■ EXERCISE OBJECTIVE: Reproduce exactly, with no pictures, each line from the opening of the material down through the line containing "const rValues: number[]".

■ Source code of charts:
▬▬▬

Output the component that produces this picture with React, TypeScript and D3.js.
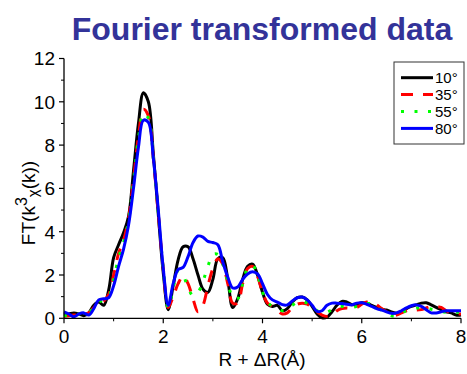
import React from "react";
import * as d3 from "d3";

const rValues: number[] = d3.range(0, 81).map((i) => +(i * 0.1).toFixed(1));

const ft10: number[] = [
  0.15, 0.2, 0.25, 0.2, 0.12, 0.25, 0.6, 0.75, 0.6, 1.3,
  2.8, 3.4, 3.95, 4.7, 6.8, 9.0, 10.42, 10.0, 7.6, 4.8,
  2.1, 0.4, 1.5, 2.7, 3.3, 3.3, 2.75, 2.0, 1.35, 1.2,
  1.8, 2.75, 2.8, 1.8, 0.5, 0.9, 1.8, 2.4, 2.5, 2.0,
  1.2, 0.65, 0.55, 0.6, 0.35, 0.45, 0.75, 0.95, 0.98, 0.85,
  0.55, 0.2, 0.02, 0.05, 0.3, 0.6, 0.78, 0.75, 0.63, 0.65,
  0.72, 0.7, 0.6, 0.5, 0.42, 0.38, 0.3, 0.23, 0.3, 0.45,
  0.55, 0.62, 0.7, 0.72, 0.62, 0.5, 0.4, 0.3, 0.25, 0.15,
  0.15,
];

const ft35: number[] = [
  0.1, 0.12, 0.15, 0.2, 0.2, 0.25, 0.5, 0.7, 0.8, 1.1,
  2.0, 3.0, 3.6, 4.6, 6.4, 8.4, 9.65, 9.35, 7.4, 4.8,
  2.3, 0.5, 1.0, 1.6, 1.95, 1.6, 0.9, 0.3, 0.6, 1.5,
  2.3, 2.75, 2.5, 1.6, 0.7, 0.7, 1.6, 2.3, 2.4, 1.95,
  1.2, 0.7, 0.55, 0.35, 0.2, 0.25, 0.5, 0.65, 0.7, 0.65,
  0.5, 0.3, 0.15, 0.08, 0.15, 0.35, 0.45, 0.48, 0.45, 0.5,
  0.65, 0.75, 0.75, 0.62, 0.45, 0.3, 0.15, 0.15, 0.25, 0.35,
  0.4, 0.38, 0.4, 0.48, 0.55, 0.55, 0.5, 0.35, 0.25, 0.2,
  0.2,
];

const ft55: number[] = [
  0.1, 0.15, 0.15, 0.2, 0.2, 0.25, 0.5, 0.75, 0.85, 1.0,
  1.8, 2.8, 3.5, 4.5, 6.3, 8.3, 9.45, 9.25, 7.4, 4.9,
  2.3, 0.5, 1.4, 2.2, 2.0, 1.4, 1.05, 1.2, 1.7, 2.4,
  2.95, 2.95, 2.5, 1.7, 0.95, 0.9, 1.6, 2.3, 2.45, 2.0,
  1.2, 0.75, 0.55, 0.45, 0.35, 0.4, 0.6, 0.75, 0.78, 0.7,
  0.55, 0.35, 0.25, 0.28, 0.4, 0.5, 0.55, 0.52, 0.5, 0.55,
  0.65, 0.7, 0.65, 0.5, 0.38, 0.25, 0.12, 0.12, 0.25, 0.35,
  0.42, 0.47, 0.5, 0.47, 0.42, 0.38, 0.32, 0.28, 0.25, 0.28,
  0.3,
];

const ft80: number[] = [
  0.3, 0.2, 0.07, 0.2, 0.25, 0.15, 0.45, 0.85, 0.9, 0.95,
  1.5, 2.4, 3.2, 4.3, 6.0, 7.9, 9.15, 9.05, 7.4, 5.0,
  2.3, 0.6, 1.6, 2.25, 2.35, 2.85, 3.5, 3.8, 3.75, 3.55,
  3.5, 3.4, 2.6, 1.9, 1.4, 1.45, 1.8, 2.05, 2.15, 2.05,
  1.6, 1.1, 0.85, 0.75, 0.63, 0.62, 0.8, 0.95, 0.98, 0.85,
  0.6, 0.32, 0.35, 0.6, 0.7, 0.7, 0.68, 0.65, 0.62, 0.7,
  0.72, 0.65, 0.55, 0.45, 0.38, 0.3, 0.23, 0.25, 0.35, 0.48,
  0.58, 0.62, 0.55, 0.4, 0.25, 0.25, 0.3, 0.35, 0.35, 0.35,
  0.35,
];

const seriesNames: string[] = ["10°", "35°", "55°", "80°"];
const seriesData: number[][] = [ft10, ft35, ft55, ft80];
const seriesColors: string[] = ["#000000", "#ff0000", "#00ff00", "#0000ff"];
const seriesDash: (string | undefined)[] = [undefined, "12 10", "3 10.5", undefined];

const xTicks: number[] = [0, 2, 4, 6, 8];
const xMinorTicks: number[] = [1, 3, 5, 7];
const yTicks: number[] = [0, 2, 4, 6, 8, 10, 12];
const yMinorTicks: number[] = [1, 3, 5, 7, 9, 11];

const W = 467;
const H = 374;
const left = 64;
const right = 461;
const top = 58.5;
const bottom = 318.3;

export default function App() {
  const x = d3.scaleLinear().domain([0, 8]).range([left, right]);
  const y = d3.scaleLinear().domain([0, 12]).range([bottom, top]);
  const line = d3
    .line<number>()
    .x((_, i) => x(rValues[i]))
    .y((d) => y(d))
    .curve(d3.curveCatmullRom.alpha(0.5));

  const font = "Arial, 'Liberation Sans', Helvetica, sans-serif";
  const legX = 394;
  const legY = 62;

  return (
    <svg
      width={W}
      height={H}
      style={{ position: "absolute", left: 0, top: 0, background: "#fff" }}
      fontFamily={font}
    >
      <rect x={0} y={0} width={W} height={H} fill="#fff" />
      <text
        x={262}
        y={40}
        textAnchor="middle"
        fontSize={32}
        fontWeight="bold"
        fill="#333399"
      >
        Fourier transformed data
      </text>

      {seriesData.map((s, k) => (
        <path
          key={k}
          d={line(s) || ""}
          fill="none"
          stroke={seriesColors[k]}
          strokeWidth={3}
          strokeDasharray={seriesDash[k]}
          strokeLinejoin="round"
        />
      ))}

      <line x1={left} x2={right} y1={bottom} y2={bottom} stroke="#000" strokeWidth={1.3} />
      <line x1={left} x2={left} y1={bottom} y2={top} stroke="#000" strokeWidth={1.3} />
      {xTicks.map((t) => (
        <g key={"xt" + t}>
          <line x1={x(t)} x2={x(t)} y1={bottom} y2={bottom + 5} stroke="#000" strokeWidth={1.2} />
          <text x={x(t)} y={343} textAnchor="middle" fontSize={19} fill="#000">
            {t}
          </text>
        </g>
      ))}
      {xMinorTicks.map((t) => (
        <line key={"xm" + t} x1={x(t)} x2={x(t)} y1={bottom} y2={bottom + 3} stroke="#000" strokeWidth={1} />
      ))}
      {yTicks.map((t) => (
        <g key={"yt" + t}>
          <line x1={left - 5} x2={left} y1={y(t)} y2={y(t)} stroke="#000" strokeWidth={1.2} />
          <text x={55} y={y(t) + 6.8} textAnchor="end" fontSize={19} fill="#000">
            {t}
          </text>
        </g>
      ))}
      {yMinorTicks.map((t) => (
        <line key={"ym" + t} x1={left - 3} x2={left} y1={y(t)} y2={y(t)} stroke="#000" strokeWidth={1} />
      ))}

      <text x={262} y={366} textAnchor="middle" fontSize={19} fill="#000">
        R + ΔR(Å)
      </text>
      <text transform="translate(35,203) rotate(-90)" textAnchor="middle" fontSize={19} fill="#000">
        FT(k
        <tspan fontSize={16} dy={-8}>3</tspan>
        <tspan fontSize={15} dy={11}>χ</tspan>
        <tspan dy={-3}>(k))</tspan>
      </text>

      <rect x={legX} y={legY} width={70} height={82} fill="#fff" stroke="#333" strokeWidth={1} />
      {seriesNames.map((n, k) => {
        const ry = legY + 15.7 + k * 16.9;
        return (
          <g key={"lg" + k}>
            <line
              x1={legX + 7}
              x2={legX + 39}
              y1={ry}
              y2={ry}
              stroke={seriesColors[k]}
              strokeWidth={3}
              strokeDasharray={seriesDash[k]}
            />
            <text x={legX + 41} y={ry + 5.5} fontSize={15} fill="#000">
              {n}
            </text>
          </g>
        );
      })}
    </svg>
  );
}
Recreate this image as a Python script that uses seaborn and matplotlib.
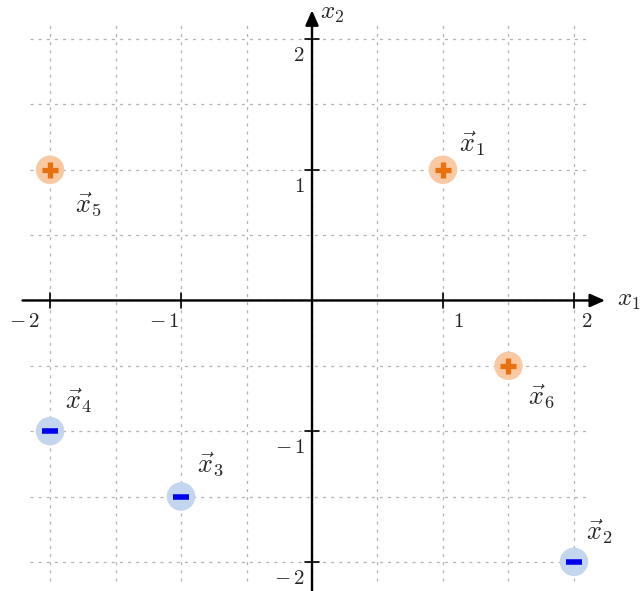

▬▬▬

■ REPLY:
Output the component that produces this picture with React, TypeScript and D3.js.
import React from "react";
import * as d3 from "d3";

const rValues: number[] = d3.range(0, 81).map((i) => +(i * 0.1).toFixed(1));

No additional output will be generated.